この処遇を改善し、給与水準を全産業平均並みに引き上げることは可能なのでしょうか。その鍵となるのが、「職務分析・職務評価」と、それを実行・支援する「社会保険労務士」の役割です。

2. 職務分析・職務評価は万能か? 改善への道のり

「職務分析・職務評価」は、職務の持つ価値、責任の重さ、必要な専門性を客観的に測定し、適正な賃金体系を構築するための強力なツールです。

エッセンシャルワーカーの職務特性(例:高度な対人スキル、緊急時の判断力、精神的・肉体的負担など)が正当に評価されれば、それが賃金水準の改善につながる可能性は極めて高くなります。

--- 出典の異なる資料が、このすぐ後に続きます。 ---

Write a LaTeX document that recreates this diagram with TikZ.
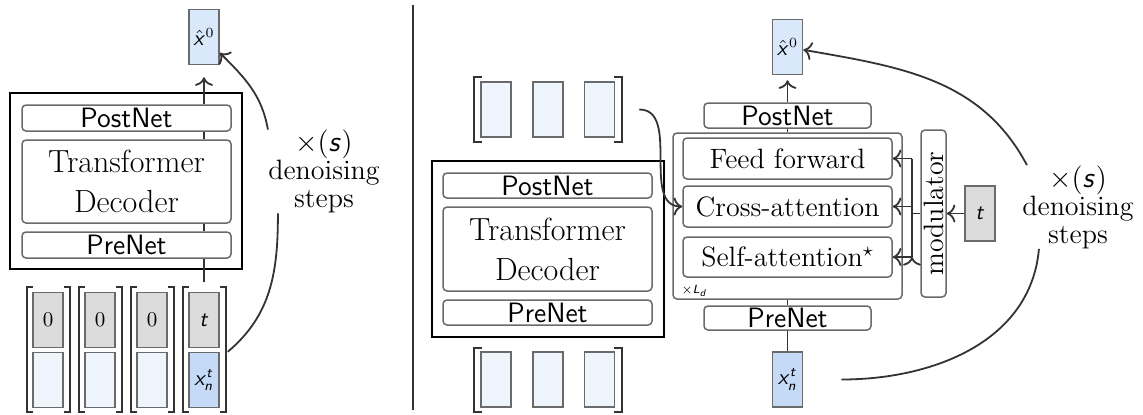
\documentclass[tikz,border=0pt]{standalone}
\usetikzlibrary{positioning, arrows.meta}
\DeclareMathAlphabet{\mathsfit}{OT1}{cmss}{m}{sl}
\definecolor{bordergray}{HTML}{6A6A6A}
\definecolor{linegray}{HTML}{333333}
\definecolor{vecfill}{HTML}{EEF5FD}
\definecolor{outfill}{HTML}{DAE8FC}
\definecolor{infill}{HTML}{C4DAF6}
\definecolor{tfill}{HTML}{DCDCDC}
\tikzset{
  blk/.style={draw=bordergray, rounded corners=2pt, line width=0.75pt, fill=white, inner sep=0pt},
  vec/.style={draw=bordergray, line width=0.75pt, inner sep=0pt, minimum width=15pt,
    minimum height=27.5pt, font=\fontsize{10.5}{12}\selectfont},
  outer/.style={draw=black, line width=0.9pt, inner sep=0pt},
  conn/.style={draw=linegray, line width=0.9pt},
  brk/.style={draw=linegray, line width=0.9pt},
  sans/.style={font=\fontsize{14}{16}\selectfont\sffamily},
  serif/.style={font=\fontsize{14}{16}\selectfont},
  big/.style={font=\fontsize{16}{20}\selectfont, align=center},
  txt/.style={align=center, inner sep=0pt, font=\fontsize{14}{14}\selectfont}
}
\begin{document}
\begin{tikzpicture}[x=0.5pt, y=-0.5pt, >={To[scale=1.2]}]
    \useasboundingbox (0,0) rectangle (1143,414);

    % single pass
    \node (outL) [outer, minimum width=116pt, minimum height=88pt] at (126,181) {};
    \node (postL) [blk, sans, minimum width=104.5pt, minimum height=13pt] at (126.5,118) {PostNet};
    \node (decL) [blk, big, minimum width=104.5pt, minimum height=41.5pt] at (126.5,181.5) {Transformer\\Decoder};
    \node (preL) [blk, sans, minimum width=104.5pt, minimum height=13pt] at (126.5,245) {PreNet};
    \node (xhatL) [vec, fill=outfill] at (204,37) {$\hat{\mathsfit{x}}^0$};

    \foreach \i/\x in {1/48,2/100,3/152} {
        \node (tL\i) [vec, fill=tfill] at (\x,320) {0};
        \node (xL\i) [vec, fill=vecfill] at (\x,380) {};
    }
    \node (tL4) [vec, fill=tfill] at (204,320) {$\mathsfit{t}$};
    \node (xL4) [vec, fill=infill] at (204,380) {$\mathsfit{x}_{\mathsfit{n}}^{\mathsfit{t}}$};
    \foreach \x in {48,100,152,204} {
        \draw [brk] (\x-15,287) -- (\x-21,287) -- (\x-21,412) -- (\x-15,412);
        \draw [brk] (\x+16,287) -- (\x+22,287) -- (\x+22,412) -- (\x+16,412);
    }

    \coordinate [above=5pt of tL4] (inL);
    \draw [conn] (inL) -- (inL |- preL.south)
                 (inL |- preL.north) -- (inL |- decL.south)
                 (inL |- decL.north) -- (inL |- postL.south);
    \draw [conn, ->, shorten >=6pt] (inL |- postL.north) -- (xhatL);

    \node (stepsL) [txt] at (324,171.5) {$\times(\mathsfit{s})$\\denoising\\steps};
    \coordinate (loopL) at ([xshift=4pt]xL4.north east);
    \draw [conn] (loopL) to[out=40, in=-90] ([xshift=5pt]stepsL.south west);
    \draw [conn, ->] (stepsL.north west) to[out=100, in=-45] (xhatL);

    \draw [conn] (413,5) -- (413,410);

    % cross-attention decoder
    \foreach \i/\x in {1/496,2/548,3/599.5} {
        \node (m\i) [vec, fill=vecfill] at (\x,109.5) {};
        \node (o\i) [vec, fill=vecfill] at (\x,379.5) {};
    }
    \draw [brk] (482,77) -- (474,77) -- (474,142) -- (482,142);
    \draw [brk] (614,77) -- (622,77) -- (622,142) -- (614,142);
    \draw [brk] (482,348) -- (474,348) -- (474,412) -- (482,412);
    \draw [brk] (614,348) -- (622,348) -- (622,412) -- (614,412);

    \node (outR) [outer, minimum width=116pt, minimum height=88pt] at (548,249) {};
    \node (postM) [blk, sans, minimum width=104.5pt, minimum height=12.5pt] at (547.5,185.5) {PostNet};
    \node (decM) [blk, big, minimum width=104.5pt, minimum height=42pt] at (547.5,249) {Transformer\\Decoder};
    \node (preM) [blk, sans, minimum width=104.5pt, minimum height=12.5pt] at (547.5,312.5) {PreNet};

    \node (stack) [blk, minimum width=114.5pt, minimum height=83pt] at (787.5,216) {};
    \node (ff) [blk, serif, minimum width=104.5pt, minimum height=20.5pt] at (787.5,158.5) {Feed forward};
    \node (cross) [blk, serif, minimum width=104.5pt, minimum height=20.5pt] at (787.5,206.5) {Cross-attention};
    \node (self) [blk, serif, minimum width=104.5pt, minimum height=20pt] at (787.5,257) {Self-attention$^\star$};
    \node (ld) [anchor=west, inner sep=0pt, font=\fontsize{6}{7}\selectfont] at (681,291) {$\times\mathsfit{L}_{\mathsfit{d}}$};
    \node (postR) [blk, sans, minimum width=83.5pt, minimum height=12.5pt] at (787.5,115.5) {PostNet};
    \node (preR) [blk, sans, minimum width=83.5pt, minimum height=12pt] at (787.5,318) {PreNet};
    \node (xhatR) [vec, fill=outfill] at (787.5,47) {$\hat{\mathsfit{x}}^0$};
    \node (xR) [vec, fill=infill] at (787.5,379.5) {$\mathsfit{x}_{\mathsfit{n}}^{\mathsfit{t}}$};
    \node (mod) [blk, serif, rotate=90, minimum width=83.5pt, minimum height=12.5pt] at (933.5,213.5) {modulator};
    \node (tR) [vec, fill=tfill] at (980,213.5) {$\mathsfit{t}$};

    \path [conn] (xR) edge (preR)
                 (preR) edge (stack)
                 (stack) edge (postR);
    \path [conn, ->] (postR) edge[shorten >=2.5pt] (xhatR)
                     (tR) edge (mod);

    \coordinate (trunk) at (912,213.5);
    \draw [conn] (mod) -- (trunk);
    \draw [conn] (trunk |- ff) -- (trunk |- self);
    \path [conn, ->] (trunk |- ff) edge (ff.east)
                     (trunk |- cross) edge (cross.east)
                     (trunk |- self) edge (self.east);

    \coordinate [right=12pt of m3] (memout);
    \draw [conn, ->] (memout) to[out=0, in=180] (cross.west);

    \node (stepsR) [txt] at (1078,207) {$\times(\mathsfit{s})$\\denoising\\steps};
    \coordinate [right=19pt of xR] (loopR);
    \draw [conn] (loopR) to[out=0, in=-95] ([xshift=8.5pt]stepsR.south west);
    \draw [conn, ->] ([xshift=2.5pt]stepsR.north west) to[out=118, in=-10] (xhatR);
\end{tikzpicture}
\end{document}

しかし、職務評価の実施だけで給与水準が自動的に全産業平均並みに改善されると断言することはできません。最終的な給与水準の決定には、以下の要因が影響するからです。

影響要因詳細
財源の確保賃金引き上げのための企業の収益性や、公的サービス分野における公費(国や自治体の補助金、加算金など)の投入。
評価結果の反映職務評価の結果を、企業がどれだけ賃金テーブルに反映させるかという経営判断。
労働市場の需給人材の不足度や競争の状況。
政策的介入国による最低賃金の引き上げや、業界特有の処遇改善加算制度などの有無。

➡️ 結論として、職務分析・評価は改善の論理的な「基盤」を提供しますが、平均並みへの到達には「政策的な後押し」と「財源措置」が不可欠です。

3. 社会保険労務士が貢献できる二つの主要な役割

このような課題解決と、公正な**職務給(ジョブ型人事制度)**の導入において、労働法と人事労務管理の専門家である社会保険労務士(社労士)は、客観性・公正性・適法性を担保する重要な役割を果たします。

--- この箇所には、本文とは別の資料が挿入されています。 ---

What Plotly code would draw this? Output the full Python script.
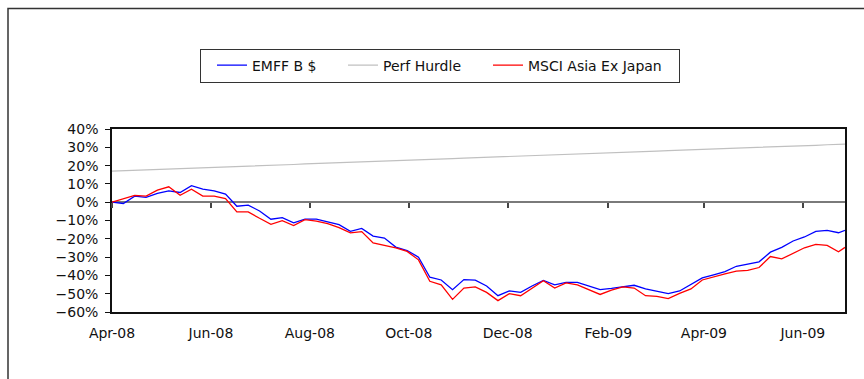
import pandas as pd
import plotly.graph_objects as go

# Weekly valuation dates (Fridays) plus the final month-end point
dates = list(pd.date_range("2008-04-04", "2009-06-26", freq="7D")) + [pd.Timestamp("2009-06-30")]

# Cumulative returns, in percent
emff_b = [0, -0.7, 3.3, 2.6, 4.8, 6.2, 5.3, 9.0, 7.1, 6.2, 4.4, -2.2, -1.6, -4.8, -9.3, -8.4,
          -11.3, -9.3, -9.3, -10.8, -12.3, -15.9, -14.3, -18.5, -19.6, -24.5, -26.4, -30.0,
          -41.0, -42.5, -47.8, -42.3, -42.6, -45.8, -51.1, -48.5, -49.3, -45.8, -42.7, -45.2,
          -43.8, -43.8, -46.0, -47.8, -47.1, -46.2, -45.4, -47.4, -48.5, -50.0, -48.5, -45.1,
          -41.4, -39.7, -37.9, -35.0, -33.9, -32.6, -27.3, -24.7, -21.2, -19.0, -15.9, -15.4,
          -16.7, -15.4]

perf_hurdle = [17.0, 17.2, 17.4, 17.7, 17.9, 18.1, 18.4, 18.6, 18.8, 19.0,
               19.3, 19.5, 19.7, 20.0, 20.2, 20.4, 20.6, 20.9, 21.1, 21.3,
               21.6, 21.8, 22.0, 22.2, 22.5, 22.7, 22.9, 23.1, 23.4, 23.6,
               23.8, 24.1, 24.3, 24.5, 24.7, 25.0, 25.2, 25.4, 25.7, 25.9,
               26.1, 26.3, 26.6, 26.8, 27.0, 27.3, 27.5, 27.7, 27.9, 28.2,
               28.4, 28.6, 28.9, 29.1, 29.3, 29.5, 29.8, 30.0, 30.2, 30.5,
               30.7, 30.9, 31.1, 31.4, 31.6, 31.7]

msci_axj = [0, 1.8, 3.7, 3.3, 6.6, 8.4, 3.8, 7.1, 3.3, 3.3, 2.0, -5.3, -5.3, -8.8, -12.1, -10.1,
            -12.8, -9.5, -10.3, -11.7, -13.9, -16.8, -16.1, -22.3, -23.6, -24.9, -26.9, -31.5,
            -43.2, -45.2, -53.1, -46.9, -46.3, -49.3, -53.8, -50.0, -51.1, -46.9, -42.9, -46.9,
            -44.1, -45.2, -47.8, -50.4, -48.0, -46.3, -46.9, -51.1, -51.5, -52.7, -49.8, -47.4,
            -42.5, -40.7, -39.2, -37.7, -37.2, -35.7, -29.7, -31.0, -27.8, -24.9, -23.1, -23.6,
            -27.1, -24.7]

series_names = ["EMFF B $", "Perf Hurdle", "MSCI Asia Ex Japan"]
y_min, y_max, y_step = -60, 40, 10

FONT = "DejaVu Sans"
W, H = 864, 379
ML, MR, MT, MB = 112, 19, 129, 67
pw, ph = W - ML - MR, H - MT - MB

x_range = [dates[0], dates[-1]]

fig = go.Figure()
# carrier for the tick marks that sit on the 0% line (drawn first, transparent)
fig.add_trace(go.Scatter(x=dates, y=perf_hurdle, xaxis="x2", mode="lines",
                         line=dict(width=1, color="rgba(0,0,0,0)"),
                         showlegend=False, hoverinfo="skip"))
fig.add_trace(go.Scatter(x=dates, y=emff_b, name=series_names[0], mode="lines",
                         line=dict(color="#0000ff", width=1.3), legendwidth=75))
fig.add_trace(go.Scatter(x=dates, y=perf_hurdle, name=series_names[1], mode="lines",
                         line=dict(color="#c0c0c0", width=1.2), legendwidth=89))
fig.add_trace(go.Scatter(x=dates, y=msci_axj, name=series_names[2], mode="lines",
                         line=dict(color="#ff0000", width=1.3), legendwidth=146))

fig.update_layout(
    width=W, height=H,
    margin=dict(l=ML, r=MR, t=MT, b=MB),
    paper_bgcolor="white", plot_bgcolor="white",
    font=dict(family=FONT, size=14, color="#111111"),
    showlegend=True,
    legend=dict(
        orientation="h",
        x=(200 - ML) / pw, y=(H - MB - 48.5) / ph,
        xanchor="left", yanchor="top",
        bgcolor="white", bordercolor="#333333", borderwidth=1,
        font=dict(family=FONT, size=14, color="#111111"),
        indentation=11,
        tracegroupgap=0,
    ),
    xaxis=dict(
        type="date", range=x_range,
        tick0=dates[0], dtick="M2", tickformat="%b-%y",
        showline=True, linecolor="#111111", linewidth=1.5, mirror=True,
        ticks="", showgrid=False, zeroline=False,
        ticklabelstandoff=7,
    ),
    xaxis2=dict(
        type="date", range=x_range, overlaying="x", anchor="free",
        position=(0 - y_min) / (y_max - y_min), side="bottom",
        tick0=dates[0], dtick="M2",
        ticks="outside", ticklen=5, tickwidth=2, tickcolor="#444444",
        showticklabels=False, showline=False, showgrid=False, zeroline=False,
    ),
    yaxis=dict(
        range=[y_min, y_max], dtick=y_step, tick0=0, ticksuffix="%",
        showline=True, linecolor="#111111", linewidth=1.5, mirror=True,
        ticks="outside", ticklen=5, tickcolor="#111111", tickwidth=1,
        showgrid=False,
        zeroline=True, zerolinecolor="#7a7a7a", zerolinewidth=2,
        ticklabelstandoff=4,
    ),
    shapes=[
        dict(type="rect", xref="paper", yref="paper",
             x0=(8 - ML) / pw, x1=1.5, y0=-1.0, y1=(H - MB - 8.5) / ph,
             line=dict(color="#333333", width=1.5), fillcolor="rgba(0,0,0,0)", layer="below"),
    ],
)

fig.write_html("out.html")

役割1:職務記述書(ジョブディスクリプション)作成への貢献

低賃金職種では、業務の「見えにくい価値」が賃金に反映されにくい傾向があります。

  • 職務内容の客観的な整理: 社労士が第三者として現場に入り、エッセンシャルワーカーが行っている「暗黙の専門性」や「見えにくい業務」(例:保護者への精神的サポート、リスクマネジメントなど)をヒアリングを通じて漏れなく把握し、職務記述書に落とし込みます。
  • 職務範囲と責任の明確化: 職務の目的、必要なスキル、責任の範囲などを明確に定義し、職務の「重さ」を客観的に可視化します。
  • 法規制への適合性チェック: 作成された職務記述書が、「同一労働同一賃金」の原則に照らして、正規・非正規間で不合理な待遇差を生んでいないかを、労働社会保険法令の専門家として検証します。

役割2:職務給制度普及と運用の適法性確保

職務記述書を基にした「公正な賃金体系」の構築と、その持続的な運用を支援します。

  • 公正な人事制度の設計: 職務評価を行う際の評価要素が、エッセンシャルワーカー特有の職務特性を正当に反映しているか助言・診断します。
  • 賃金テーブルの適法性検証: 設計された職務給テーブルが、最低賃金法などの労働関連法規に適合しているかを検証し、適正な水準で運用できるよう支援します。
  • 運用の適法性・持続性の確保(労務監査機能): 制度導入後も、評価や昇進・降格などの運用が、職務記述書と賃金テーブルの意図通りに、かつ労働法規を遵守して行われているかを定期的にチェック(労務監査)し、制度の崩壊を防ぎます。
  • 従業員の納得性の向上: 社労士という第三者の客観的な評価を経て設計された制度は、賃金決定の根拠を明確にし、従業員の「働きに見合った賃金」という信頼感を高めることに貢献します。

4. まとめ

職務分析・職務評価は、エッセンシャルワーカーの職務の真の価値を明らかにし、公正な賃金(職務給)を実現するための強力なツールです。そして、社会保険労務士は、その制度設計と適法な運用を専門的な知識で支援する不可欠なパートナーです。

エッセンシャルワーカーが報われる社会を実現するため、まずは企業・組織内で職務の価値を正当に見つめ直すことから始めましょう。